In fact, diversity training can make matters worse. That's because focusing on difference actually tends to increase prejudice. "It may activate bias rather than reduce it," says Prof. Paluck. "When you make these explicit and conscious attempts to regulate your thoughts, this can sometimes exaggerate stereotyping and raise issues that may not otherwise have come up."
In other words, if we want people to work better together, maybe we should focus on our common humanity instead.
Personally, I think diversity is a good and necessary thing. We should have a civil service that looks more or less like the people it's supposed to serve. And in Ontario, we generally do. Most of this admirably diverse work force say they have good relations with their colleagues and feel fairly treated by their employer. So rosy is this picture that you might even think the government's vast diversity machine is a solution looking for a problem.
This is not the official view, needless to say. The official view is that, as our workplaces become more and more diverse, we are in need of more and more training. The new frontier is "micro-inequities." Never heard of them? You will.
"While they may appear as rudeness, micro-inequities are often motivated by a desire to exclude or discriminate," says the civil service training manual.
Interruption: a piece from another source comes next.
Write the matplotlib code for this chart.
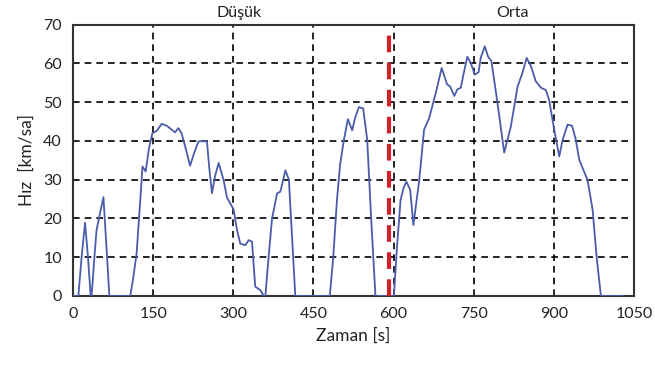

Examples of micro-inequities include constantly interrupting people when they're talking, making them wait while you're on the cellphone, and so on. I used to think of such stuff as "behaving like a jerk," but now I know better. Micro-inequities, insists one expert, "have been a principal scaffolding for discrimination."
As long as diversity experts are able to redefine poor interpersonal skills as proof of bias, they will never lack for work. Yet, not everyone wants to play this game. A bracing number of the Ontario civil servants who responded to the diversity survey - roughly 20 per cent of them - declined to answer the questions about their ethnic background, culture, skin colour, religion or sexual preferences. Good for them. Their message is, we're all Canadians, or soon will be. And the rest of it is really nobody else's business.